Once there, I was alone once again with only the scary news reports on the T.V. to keep me company. Finally my mother came home, and I felt safer. I was not able to reach any of my friends until that evening. One of them, who worked in midtown, had walked home over the George Washington Bridge. One who worked at another of the World Financial Center buildings felt the vibrations from the planes hitting, and luckily was able to leave on a ferry to Hoboken before the towers collapsed. I had a few acquaintances who worked in the towers themselves, but they were all safe: One had been downstairs getting coffee, one had been late to work, another had exited the building when they told him to stay put (if he had followed the rules, he’d probably be dead). My friends all got together for a mournful “glad we’re still alive” night of drinking that I unhappily missed, although I was grateful to be with my family.
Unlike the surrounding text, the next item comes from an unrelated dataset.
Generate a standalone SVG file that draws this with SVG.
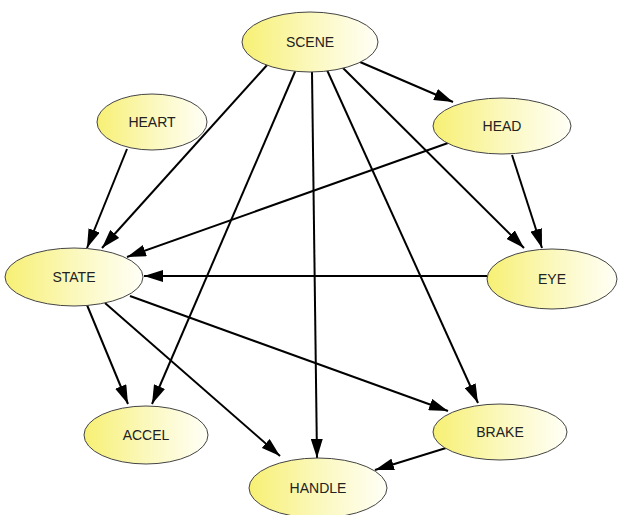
<svg xmlns="http://www.w3.org/2000/svg" width="620" height="515" viewBox="0 0 620 515">
<defs>
<linearGradient id="g" x1="0" y1="0" x2="1" y2="0">
<stop offset="0" stop-color="#f7f074"/>
<stop offset="0.5" stop-color="#fbf8bc"/>
<stop offset="1" stop-color="#fffff7"/>
</linearGradient>
<marker id="ah" markerUnits="userSpaceOnUse" markerWidth="19" markerHeight="12" refX="19" refY="6" orient="auto">
<path d="M0,0 L19,6 L0,12 z" fill="#000"/>
</marker>
<style>
.n ellipse{fill:url(#g);stroke:#444;stroke-width:1}
.n text{font-family:"Liberation Sans",Arial,sans-serif;font-size:14px;fill:#222;text-anchor:middle;dominant-baseline:central}
.e line{stroke:#000;stroke-width:2;marker-end:url(#ah)}
</style>
</defs>
<rect width="620" height="515" fill="#fff"/>
<g id="edges" class="e">
<line x1="268" y1="64" x2="102" y2="248"/>
<line x1="297" y1="67" x2="152" y2="404"/>
<line x1="312" y1="72" x2="317" y2="458"/>
<line x1="327" y1="70" x2="478" y2="403"/>
<line x1="342" y1="67" x2="524" y2="248"/>
<line x1="360" y1="62" x2="453" y2="102"/>
<line x1="127" y1="149" x2="87" y2="248"/>
<line x1="448" y1="143" x2="127" y2="257"/>
<line x1="512" y1="155" x2="542" y2="248"/>
<line x1="487" y1="276" x2="144" y2="276"/>
<line x1="87" y1="305" x2="128" y2="404"/>
<line x1="105" y1="303" x2="280" y2="456"/>
<line x1="130" y1="296" x2="448" y2="411"/>
<line x1="446" y1="448" x2="375" y2="470"/>
</g>
<g id="SCENE" class="n"><ellipse cx="310" cy="42" rx="68" ry="30"/><text x="310" y="42">SCENE</text></g>
<g id="HEART" class="n"><ellipse cx="152" cy="122" rx="55" ry="28"/><text x="152" y="122">HEART</text></g>
<g id="HEAD" class="n"><ellipse cx="502" cy="126" rx="69" ry="28"/><text x="502" y="126">HEAD</text></g>
<g id="STATE" class="n"><ellipse cx="74" cy="277" rx="69" ry="29"/><text x="74" y="277">STATE</text></g>
<g id="EYE" class="n"><ellipse cx="552" cy="279" rx="65" ry="30"/><text x="552" y="279">EYE</text></g>
<g id="ACCEL" class="n"><ellipse cx="146" cy="435" rx="62" ry="29"/><text x="146" y="435">ACCEL</text></g>
<g id="BRAKE" class="n"><ellipse cx="500" cy="432" rx="67" ry="28"/><text x="500" y="432">BRAKE</text></g>
<g id="HANDLE" class="n"><ellipse cx="318" cy="488" rx="69" ry="30"/><text x="318" y="488">HANDLE</text></g>
</svg>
When I finally was able to get back to Hoboken the next day the smoke was still rising. Even across the river, you could smell the burning. Little pieces of paper and ash floated in the air. Flyers for the missing were posted all over town. People gathered outside, talking about where they were and what their story of the day was. My roommate and I attended a candlelight vigil at Frank Sinatra Park, which overlooked the former site of the WTC. It all felt a bit surreal to me; I was somewhat removed from it, having not been in the city that day and not having anyone I knew perish. I was lucky.
Everyone says it feels like yesterday. And it does; although at the same time it’s hard to imagine the world before it. I believe our sense of fundamental security about life was shattered that day. Anyone, anywhere, anytime could do something horrific. We realized life was not a given — which it never was anyway, so maybe the sense of security we had was a false one. But now we are watchful, we are on alert, we look for possible suspicious packages and people everywhere. This is the definition of “terror.”
Although I was not a mom before 9/11, I do believe that day changed not only our collective social psyche, but the way we parent. People talk about “the world today” as if it’s a much scarier place than a generation ago, when in reality it’s statistically safer. Maybe part of what’s behind helicopter parenting is a drive to keep our kids safe in a world that we now realize is out of our control.
I’m not sure what the answer to this is. Being a super worrier doesn’t help matters; although I try to remember the feelings of my childhood — of safety and warmth and fun — and impart those to my son instead. No, the world is not “safe.” But it never really was. All we can do is enjoy each day that is given to us, and hope for more to come.
How has September 11 affected you as a person and as a parent?